¹ Departamento de Física y AstronomíaFacultad de Ciencias, Universidad de Valparaíso, Valparaíso, Chile
e-mail: mzorotov@astro.puc.cl
² Departamento de Astronomía y Astrofísica, Pontificia Universidad Católica de Chile, Santiago, Chile
³ European Southern Observatory, Alonso de Cordova 3107, Santiago, Chile
⁴ Department of Physics, University of Warwick, Coventry CV4 7AL, UK

Received: 1 February 2011
Accepted: 2 August 2011

Abstract

Context. We have known for a long time that many of the measured white dwarf (WD) masses in cataclysmic variables (CVs) significantly exceed the mean mass of single WDs. This was thought to be related to observational biases, but recent high-precision measurements of WD masses in a great number of CVs are challenging this interpretation. A crucial question in this context is whether the high WD masses seen among CVs are already imprinted in the mass distribution of their progenitors, i.e. among detached post-common-envelope binaries (PCEBs) that consist of a WD and a main-sequence star.

Aims.

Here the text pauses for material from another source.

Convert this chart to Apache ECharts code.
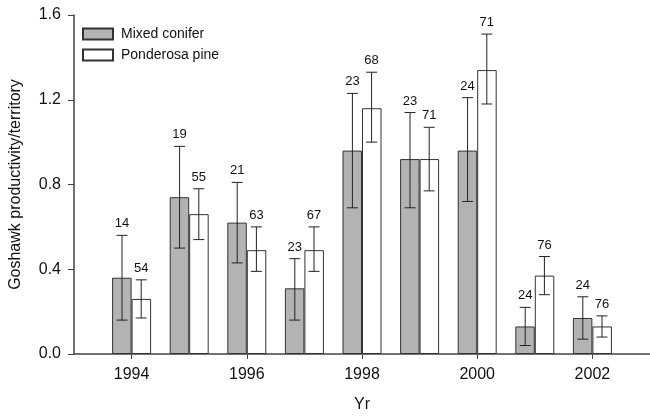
<!DOCTYPE html>
<html>
<head>
<meta charset="utf-8">
<script src="https://cdn.jsdelivr.net/npm/echarts@6/dist/echarts.min.js"></script>
<style>html,body{margin:0;padding:0;background:#fff}#c{width:650px;height:418px}</style>
</head>
<body>
<div id="c"></div>
<script>
// Data
var years = ['1994','1995','1996','1997','1998','1999','2000','2001','2002'];
var axisCats = ['1993','1994','1995','1996','1997','1998','1999','2000','2001','2002','2003'];
var mixed     = [0.36, 0.74, 0.62, 0.31, 0.96, 0.92, 0.96, 0.13, 0.17];
var mixedLo   = [0.16, 0.50, 0.43, 0.16, 0.69, 0.69, 0.72, 0.04, 0.07];
var mixedHi   = [0.56, 0.98, 0.81, 0.45, 1.23, 1.14, 1.21, 0.22, 0.27];
var mixedN    = [14, 19, 21, 23, 23, 23, 24, 24, 24];
var pond      = [0.26, 0.66, 0.49, 0.49, 1.16, 0.92, 1.34, 0.37, 0.13];
var pondLo    = [0.17, 0.54, 0.39, 0.39, 1.00, 0.77, 1.18, 0.28, 0.08];
var pondHi    = [0.35, 0.78, 0.60, 0.60, 1.33, 1.07, 1.51, 0.46, 0.18];
var pondN     = [54, 55, 63, 67, 68, 71, 71, 76, 76];
var yTicks    = [0, 0.4, 0.8, 1.2, 1.6];

var FONT = 'Liberation Sans, Arial, sans-serif';

function pairs(vals){ return years.map(function(y,i){ return [y, vals[i]]; }); }
function errData(lo, hi, n){ return years.map(function(y,i){ return [y, lo[i], hi[i], n[i]]; }); }

function errRender(side){
  return function(params, api){
    var idx = api.value(0);
    var lo = api.coord([idx, api.value(1)]);
    var hi = api.coord([idx, api.value(2)]);
    var band = api.size([1, 0])[0];
    var x = lo[0] + side * band / 6;
    var cap = 5.5;
    var st = {stroke: '#222', lineWidth: 1};
    return {
      type: 'group',
      children: [
        {type:'line', shape:{x1:x, y1:lo[1], x2:x, y2:hi[1]}, style:st},
        {type:'line', shape:{x1:x-cap, y1:lo[1], x2:x+cap, y2:lo[1]}, style:st},
        {type:'line', shape:{x1:x-cap, y1:hi[1], x2:x+cap, y2:hi[1]}, style:st},
        {type:'text', x:x, y:hi[1]-5, style:{text:String(api.value(3)), fill:'#111',
          font:'13px ' + FONT, textAlign:'center', textVerticalAlign:'bottom'}}
      ]
    };
  };
}

var evenYear = function(i, v){ return Number(v) % 2 === 0; };

var chart = echarts.init(document.getElementById('c'), null, {renderer:'canvas'});
chart.setOption({
  animation: false,
  backgroundColor: '#fff',
  grid: {left: 70, top: 15, bottom: 63, right: -5, containLabel: false},
  legend: {
    data: ['Mixed conifer', 'Ponderosa pine'],
    orient: 'vertical', left: 82, top: 27, padding: 0, itemWidth: 30, itemHeight: 11, itemGap: 7,
    icon: 'rect',
    textStyle: {fontFamily: FONT, fontSize: 14, color: '#111', padding: [0,0,0,3]}
  },
  xAxis: {
    type: 'category', data: axisCats, boundaryGap: false,
    name: 'Yr', nameLocation: 'middle', nameGap: 43,
    nameTextStyle: {fontFamily: FONT, fontSize: 16, color: '#111'},
    axisLine: {lineStyle: {color: '#444', width: 1.5}},
    axisTick: {show: true, inside: false, length: 5, interval: evenYear, lineStyle: {color: '#444'}},
    axisLabel: {interval: evenYear, margin: 13, fontFamily: FONT, fontSize: 16, color: '#111'},
    splitLine: {show: false}
  },
  yAxis: {
    type: 'value', min: 0, max: 1.6, interval: 0.4,
    name: 'Goshawk productivity/territory', nameLocation: 'middle', nameGap: 50,
    nameTextStyle: {fontFamily: FONT, fontSize: 16, color: '#111'},
    axisLine: {show: true, lineStyle: {color: '#444', width: 1.5}},
    axisTick: {show: true, inside: false, length: 6, lineStyle: {color: '#444'}},
    axisLabel: {margin: 13, fontFamily: FONT, fontSize: 16, color: '#111',
      formatter: function(v){ return yTicks.indexOf(v) >= 0 ? v.toFixed(1) : ''; }},
    splitLine: {show: false}
  },
  series: [
    {name: 'Mixed conifer', type: 'bar', data: pairs(mixed), barWidth: 19.5, barGap: '0%',
      itemStyle: {color: '#b3b3b3', borderColor: '#333', borderWidth: 1}, z: 2},
    {name: 'Ponderosa pine', type: 'bar', data: pairs(pond), barWidth: 19.5, barGap: '0%',
      itemStyle: {color: '#ffffff', borderColor: '#333', borderWidth: 1}, z: 2},
    {name: 'mixedErr', type: 'custom', data: errData(mixedLo, mixedHi, mixedN),
      encode: {x: 0, y: [1, 2]}, renderItem: errRender(-1), z: 5, silent: true},
    {name: 'pondErr', type: 'custom', data: errData(pondLo, pondHi, pondN),
      encode: {x: 0, y: [1, 2]}, renderItem: errRender(1), z: 5, silent: true}
  ]
});
</script>
</body>
</html>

We review the measured WD masses of CVs, determine the WD-mass distribution of an extensive sample of PCEBs that are representative for the progenitors of the current CV population (pre-CVs) and compare both distributions.

Methods. We calculate the CV formation time of the PCEBs in our sample by determining the post common-envelope (CE) and the main-sequence evolution of the binary systems and define a pre-CV to be a PCEB that evolves into a semi-detached configuration with stable mass transfer within less than the age of the Galaxy. Possible observational biases affecting the WD-mass distribution for the pre-CV and the CV samples are discussed.

Results. The mean WD mass among CVs is  ⟨ M_wd ⟩  = 0.83  ±  0.23^⋆ M_⊙, much larger than that found for pre-CVs,  ⟨ M_wd ⟩  = 0.67  ±  0.21 M_⊙. Selection effects cannot explain the high WD masses observed in CVs. We also note that compared to the predictions of binary-population models, the observed fraction of He-core WDs is small both among CVs (≤10%) and pre-CVs (≤17  ±  8%).

Conclusions. We suggest two possible explanations for the high WD masses among CVs, both of which imply substantial revisions to the standard model of CV evolution: either most CVs have formed above the orbital-period gap (which requires a high WD mass to initiate stable mass transfer or a previous phase of thermal-timescale mass transfer), or the mass of the WDs in CVs grows through accretion (which strongly disagrees with the predictions of classical nova models). Both options may imply that CVs contribute to the single-degenerate progenitors of type Ia supernovae. The number of He-core WDs in CVs (≤10%) is roughly consistent with the number of He-core WDs in pre-CVs (≤17  ±  8%). This indicates a low value of the CE efficiency.